EXERCISE DESCRIPTION: Leave out the pictures, and retype only the lines from the beginning of the material through the line that contains "const baseNote = 'Base: 383 encuestados';", including both.

DATA BLOCK:
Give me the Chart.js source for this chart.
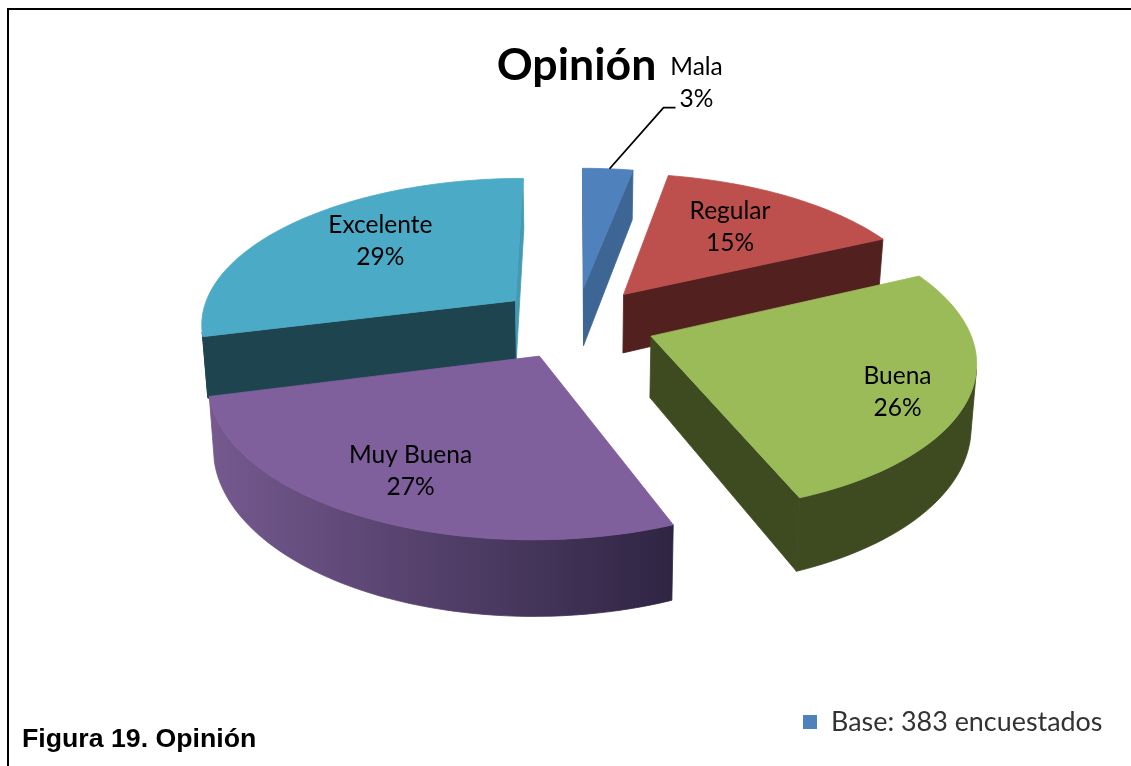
<!DOCTYPE html>
<html lang="es">
<head>
<meta charset="utf-8">
<title>Opinión</title>
<script src="https://cdn.jsdelivr.net/npm/chart.js@4/dist/chart.umd.min.js"></script>
<style>
  html, body { margin: 0; padding: 0; background: #fff; overflow: hidden; }
  #wrap { position: relative; width: 1131px; height: 766px; }
</style>
</head>
<body>
<div id="wrap"><canvas id="pie" width="1131" height="766"></canvas></div>
<script>
// Survey answers, clockwise from twelve o'clock
const categories = ['Mala', 'Regular', 'Buena', 'Muy Buena', 'Excelente'];
const percentages = [3, 15, 26, 27, 29];
const chartTitle = 'Opinión';
const figureCaption = 'Figura 19. Opinión';
const baseNote = 'Base: 383 encuestados';

const topColors = ['#4f81bd', '#bd504c', '#9bbb59', '#7f609c', '#4baac5'];
const sideColors = ['#3d6694', '#52211f', '#3e4a20', null, '#1e4450'];
const endCutColors = ['#3d6694', '#52211f', '#3e4a20', '#2f2543', '#459ab2'];
const wallGradient = ['#75598f', '#2f2543'];

// Label placement inside each slice: radial fraction and fraction along the sweep
const labelRadial = [1.96, 0.65, 0.80, 0.745, 0.66];
const labelAlong = [1.30, 0.47, 0.55, 0.505, 0.555];

const RADIUS = 316;
const OFFSET = 79;
const FLATTEN = 0.462;    // vertical squash of the pie plane
const PERSPECTIVE = 0.146;
const DEPTH = 60.5;       // extrusion height in px
const BOTTOM_SHRINK = 0.014;

// Pie-plane coordinates (unit radius, v pointing to the viewer) onto the screen; z = 0 top, z = 1 bottom
function project(cx, cy, u, v, z) {
  const w = 1 - PERSPECTIVE * v;
  return {
    x: cx + RADIUS * (u / w) * (1 - BOTTOM_SHRINK * z),
    y: cy + RADIUS * FLATTEN * v / w + z * DEPTH / Math.pow(w, 1.2)
  };
}

function sliceOutline(el) {
  const off = (el.options.offset || 0) / RADIUS;
  const mid = (el.startAngle + el.endAngle) / 2;
  const ou = off * Math.cos(mid), ov = off * Math.sin(mid);
  const pts = [{ u: ou, v: ov }];
  const steps = Math.max(4, Math.ceil((el.endAngle - el.startAngle) / 0.03));
  for (let i = 0; i <= steps; i++) {
    const a = el.startAngle + (el.endAngle - el.startAngle) * i / steps;
    pts.push({ u: ou + Math.cos(a), v: ov + Math.sin(a) });
  }
  return pts;
}

function signedArea(q) {
  let s = 0;
  for (let i = 0; i < q.length; i++) {
    const a = q[i], b = q[(i + 1) % q.length];
    s += a.x * b.y - b.x * a.y;
  }
  return s;
}

function fillPoly(ctx, poly, style) {
  ctx.beginPath();
  poly.forEach((p, i) => i ? ctx.lineTo(p.x, p.y) : ctx.moveTo(p.x, p.y));
  ctx.closePath();
  ctx.fillStyle = style;
  ctx.fill();
  ctx.strokeStyle = style;
  ctx.lineWidth = 0.8;
  ctx.stroke();
}

function drawSlice(ctx, el, index) {
  const { x: cx, y: cy } = el;
  const pts = sliceOutline(el);
  const top = pts.map(p => project(cx, cy, p.u, p.v, 0));
  const bot = pts.map(p => project(cx, cy, p.u, p.v, 1));
  const n = pts.length;
  const faces = (i, j) => signedArea([top[i], top[j], bot[j], bot[i]]) < 0;

  let wallStyle = sideColors[index];
  if (!wallStyle) {
    const xs = top.slice(1).map(p => p.x);
    const g = ctx.createLinearGradient(Math.min(...xs), 0, Math.max(...xs), 0);
    g.addColorStop(0, wallGradient[0]);
    g.addColorStop(1, wallGradient[1]);
    wallStyle = g;
  }

  // Flat cut faces on both sides of the wedge
  if (faces(0, 1)) fillPoly(ctx, [top[0], top[1], bot[1], bot[0]], wallStyle);
  if (faces(n - 1, 0)) fillPoly(ctx, [top[n - 1], top[0], bot[0], bot[n - 1]], endCutColors[index]);

  // Rounded outer wall: one polygon per run of segments turned to the viewer
  let run = null;
  const flush = () => {
    if (run) {
      const upper = [], lower = [];
      for (let k = run[0]; k <= run[1]; k++) { upper.push(top[k]); lower.unshift(bot[k]); }
      fillPoly(ctx, upper.concat(lower), wallStyle);
      run = null;
    }
  };
  for (let i = 1; i < n - 1; i++) {
    if (faces(i, i + 1)) {
      if (run) run[1] = i + 1; else run = [i, i + 1];
    } else {
      flush();
    }
  }
  flush();

  fillPoly(ctx, top, topColors[index]);
}

function labelPoint(el, index) {
  const off = (el.options.offset || 0) / RADIUS;
  const mid = (el.startAngle + el.endAngle) / 2;
  const a = el.startAngle + (el.endAngle - el.startAngle) * labelAlong[index];
  const r = labelRadial[index];
  return project(el.x, el.y,
    off * Math.cos(mid) + r * Math.cos(a),
    off * Math.sin(mid) + r * Math.sin(a), 0);
}

const pie3d = {
  id: 'pie3d',
  beforeDatasetsDraw(chart) {
    const ctx = chart.ctx;
    const meta = chart.getDatasetMeta(0);
    const offsetV = el => Math.sin((el.startAngle + el.endAngle) / 2) * (el.options.offset || 0);
    // Paint from the far slices to the near ones
    const order = meta.data.map((el, i) => i).sort((a, b) => offsetV(meta.data[a]) - offsetV(meta.data[b]));
    ctx.save();
    order.forEach(i => drawSlice(ctx, meta.data[i], i));
    ctx.restore();
    return false;
  },
  afterDraw(chart) {
    const ctx = chart.ctx;
    const meta = chart.getDatasetMeta(0);
    ctx.save();

    // Page frame
    ctx.strokeStyle = '#000';
    ctx.lineWidth = 2;
    ctx.beginPath();
    ctx.moveTo(8, 766);
    ctx.lineTo(8, 9);
    ctx.lineTo(1131, 9);
    ctx.stroke();

    // Slice labels
    ctx.fillStyle = '#000';
    ctx.font = '24.5px Lato, "Open Sans", sans-serif';
    ctx.textAlign = 'center';
    ctx.textBaseline = 'middle';
    meta.data.forEach((el, i) => {
      const p = labelPoint(el, i);
      ctx.fillText(categories[i], p.x, p.y - 16);
      ctx.fillText(percentages[i] + '%', p.x, p.y + 16);
    });

    // Leader line for the small outer slice
    const first = meta.data[0];
    const off = (first.options.offset || 0) / RADIUS;
    const mid = (first.startAngle + first.endAngle) / 2;
    const from = project(first.x, first.y,
      (off + 1) * Math.cos(mid) + 0.006, (off + 1) * Math.sin(mid), 0);
    const lab = labelPoint(first, 0);
    ctx.strokeStyle = '#000';
    ctx.lineWidth = 1.8;
    ctx.beginPath();
    ctx.moveTo(from.x, from.y);
    ctx.lineTo(lab.x - 33, lab.y + 24);
    ctx.lineTo(lab.x - 21, lab.y + 24);
    ctx.stroke();

    // Base note with its colour key, softened like the rest of that pasted strip
    ctx.filter = 'blur(0.7px)';
    ctx.fillStyle = topColors[0];
    ctx.fillRect(803, 715, 14, 14);
    ctx.fillStyle = '#333';
    ctx.font = '26.9px Lato, "Open Sans", sans-serif';
    ctx.textAlign = 'left';
    ctx.fillText(baseNote, 831, 722);
    ctx.filter = 'none';

    // Figure caption
    ctx.fillStyle = '#000';
    ctx.font = 'bold 26.7px "Liberation Sans", Arial, sans-serif';
    ctx.textBaseline = 'alphabetic';
    ctx.fillText(figureCaption, 22, 747);
    ctx.restore();
  }
};

new Chart(document.getElementById('pie'), {
  type: 'pie',
  data: {
    labels: categories,
    datasets: [{
      data: percentages,
      backgroundColor: topColors,
      borderWidth: 0,
      offset: OFFSET,
      radius: RADIUS
    }]
  },
  options: {
    responsive: false,
    animation: false,
    events: [],
    layout: { padding: { left: 22, top: 0, right: 0, bottom: 214 } },
    plugins: {
      legend: { display: false },
      tooltip: { enabled: false },
      title: {
        display: true,
        text: chartTitle,
        color: '#000',
        font: { family: 'Lato, "Open Sans", sans-serif', size: 44.6, weight: 'bold', lineHeight: 1.2 },
        padding: { top: 39, bottom: 0.5 }
      }
    }
  },
  plugins: [pie3d]
});
</script>
</body>
</html>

COMPLETE RESPONSE:
Give me the Chart.js source for this chart.
<!DOCTYPE html>
<html lang="es">
<head>
<meta charset="utf-8">
<title>Opinión</title>
<script src="https://cdn.jsdelivr.net/npm/chart.js@4/dist/chart.umd.min.js"></script>
<style>
  html, body { margin: 0; padding: 0; background: #fff; overflow: hidden; }
  #wrap { position: relative; width: 1131px; height: 766px; }
</style>
</head>
<body>
<div id="wrap"><canvas id="pie" width="1131" height="766"></canvas></div>
<script>
// Survey answers, clockwise from twelve o'clock
const categories = ['Mala', 'Regular', 'Buena', 'Muy Buena', 'Excelente'];
const percentages = [3, 15, 26, 27, 29];
const chartTitle = 'Opinión';
const figureCaption = 'Figura 19. Opinión';
const baseNote = 'Base: 383 encuestados';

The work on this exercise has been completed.